Tuesday, August 19, 2014

Tuesday, August 19th-Scariest Place

They come and take you in the middle of the night. Away from your home and everything that you love. They take you to the farthest end of the Earth, through a simple, grey building. Then, they take you down, into the depths of the Earth, a place that the sane have never seen. The air is oppressively warm, almost stifling. It takes a great effort to draw in each breath. The only scent in the air is that of a hospital, clean and with a hint of medicinal alcohol. They take you down a spotless white hallway, and at the end, they throw you into a padded cell in complete darkness. Here you are imprisoned; not only in the dark room that is so hot that you can barely breath, but you are locked in the most horrifying place imaginable: the mind. The soul is always sane and fighting imprisonment if the mind remains free to wander.
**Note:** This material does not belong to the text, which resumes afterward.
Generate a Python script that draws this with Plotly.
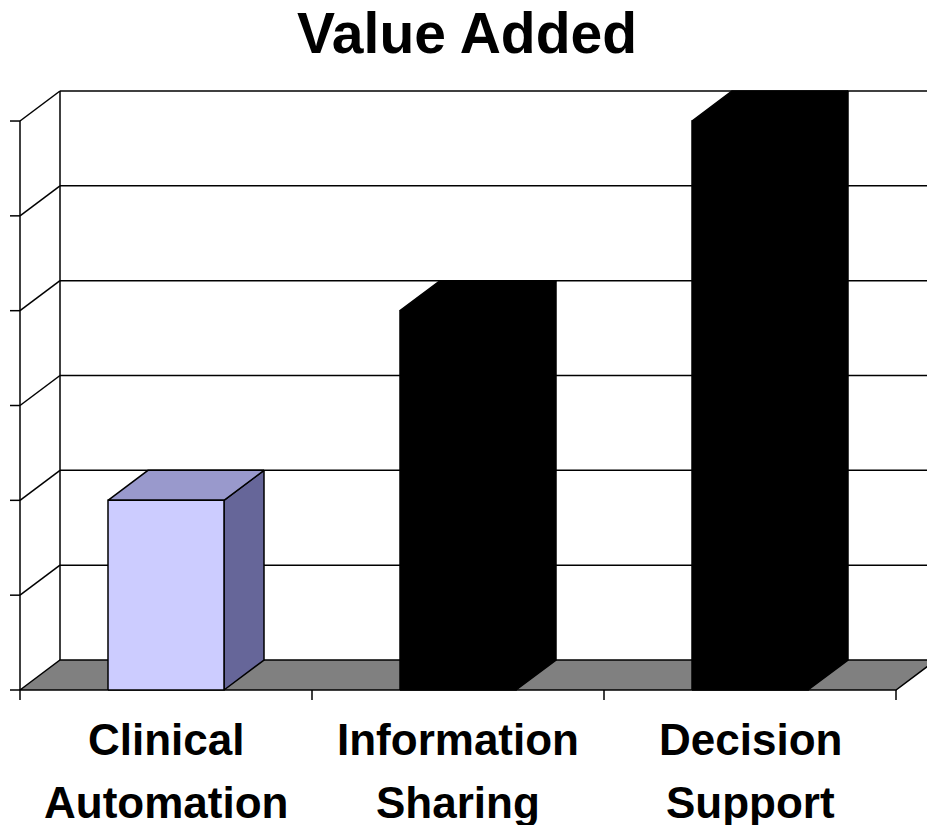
import plotly.graph_objects as go

# ---- data ----
categories = [["Clinical", "Automation"], ["Information", "Sharing"], ["Decision", "Support"]]
values = [2, 4, 6]
value_ticks = [0, 1, 2, 3, 4, 5, 6]

# ---- style ----
face_front = ["#CCCCFF", "#000000", "#000000"]
face_top = ["#9999CC", "#000000", "#000000"]
face_side = ["#666699", "#000000", "#000000"]
FONT = "Arial, 'Liberation Sans', sans-serif"

W, H = 927, 825
PX0, PXC = 20.0, 292.0      # pixel of category 0, pixels per category
PY0, PYV = 690.0, 94.83     # pixel of value 0, pixels per value unit
DX = 40.0 / PXC             # depth offset in category units
DY = 30.0 / PYV             # depth offset in value units
BAR_W = 116.0 / PXC
n = len(categories)
vmax = max(value_ticks)

fig = go.Figure()

def poly(xs, ys, fill, lw=1.5, lc="black"):
    fig.add_trace(go.Scatter(x=list(xs) + [xs[0]], y=list(ys) + [ys[0]], mode="lines",
                             fill="toself", fillcolor=fill,
                             line=dict(color=lc, width=lw), hoverinfo="skip"))

def line(xs, ys, lw=1.5, color="black"):
    fig.add_trace(go.Scatter(x=xs, y=ys, mode="lines", line=dict(color=color, width=lw),
                             hoverinfo="skip"))

# back wall gridlines
for v in value_ticks[1:]:
    line([DX, n + DX], [v + DY, v + DY])
# back wall left edge
line([DX, DX], [DY, vmax + DY])
# side wall gridlines
for v in value_ticks[1:]:
    line([0, DX], [v, v + DY])
# front vertical axis
line([0, 0], [0, vmax])
# value ticks
tick_len_x = 10.0 / PXC
for v in value_ticks:
    line([-tick_len_x, 0], [v, v])
# floor
poly([0, n, n + DX, DX], [0, 0, DY, DY], "#808080")
# category ticks
tick_len_y = 10.0 / PYV
for c in range(n + 1):
    line([c, c], [0, -tick_len_y])

# bars
for i, v in enumerate(values):
    x0 = i + 0.5 - BAR_W / 2
    x1 = x0 + BAR_W
    poly([x1, x1 + DX, x1 + DX, x1], [0, DY, v + DY, v], face_side[i])
    poly([x0, x1, x1 + DX, x0 + DX], [v, v, v + DY, v + DY], face_top[i])
    poly([x0, x1, x1, x0], [0, 0, v, v], face_front[i])

# title
fig.add_annotation(text="<b>Value Added</b>", xref="paper", yref="paper",
                   x=467 / W, y=1 - 33 / H, xanchor="center", yanchor="middle",
                   showarrow=False, font=dict(family=FONT, size=57, color="black"))

# category labels
for i, lines in enumerate(categories):
    cx = (PX0 + PXC * (i + 0.5)) / W
    for j, t in enumerate(lines):
        fig.add_annotation(text="<b>%s</b>" % t, xref="paper", yref="paper",
                           x=cx, y=1 - (739 + 63 * j) / H, xanchor="center", yanchor="middle",
                           showarrow=False, font=dict(family=FONT, size=44, color="black"))

fig.update_layout(
    width=W, height=H, margin=dict(l=0, r=0, t=0, b=0),
    paper_bgcolor="white", plot_bgcolor="white", showlegend=False,
    xaxis=dict(visible=False, range=[(0 - PX0) / PXC, (W - PX0) / PXC], fixedrange=True),
    yaxis=dict(visible=False, range=[(PY0 - H) / PYV, PY0 / PYV], fixedrange=True),
)

fig.write_html("out.html")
But here, completely alone, in the silence,  in the endless, stifling dark, there is no where free to go, no happy memories to recall or happy lands to visit. For this is now the land of nightmares, and there can be no escaping it.
Oh, the things the mind can come up with. Unable to hear, see, or hardly even breath, there is nothing from stopping the mind from delving into the deepest of unspoken secrets, the worst fears, and the most nagging doubts. There is no light, no sound, no companionship. The mind desperately seeks this; wants this. It begins to deteriorate, starved of all hopes and joys in the world. How long can you hold out? How long can you stop the mind from slipping? Does the world even continue, do the wheels of time still turn? Alone in the dark, it is impossible to know. Have you been here for an hour? A day? A month? Year? Everything good in the mind begins to abandon you; it becomes so hard to remember. What were the names of your friends and family? Are they looking for you? Do they even know you are gone? The part of the mind that still fights was to know, but the rest continues to repeat the simple word: alone, alone, all alone. And, as the darkness grows and the silence thickens, another troubling thought crosses dying mind, and you even begin to forget your own name. In the silence you thought to be eternal, there begins to be sounds. Not pleasant sounds, but the pounding of war drums, the faint whispers of those you cannot see. Are these sounds coming from outside your cell? Inside? Or are they there at all? Is there any logic, any reason? Do you even exist, or have you been trapped in the darkness for all your life? Will you ever leave it's maddening grip? Will you ever be allowed to escape the realm of nightmares that exists inside your own head? Because if you cannot escape, not break out, then the darkness will come alive and swallow you whole, and you will finally be allowed to sleep.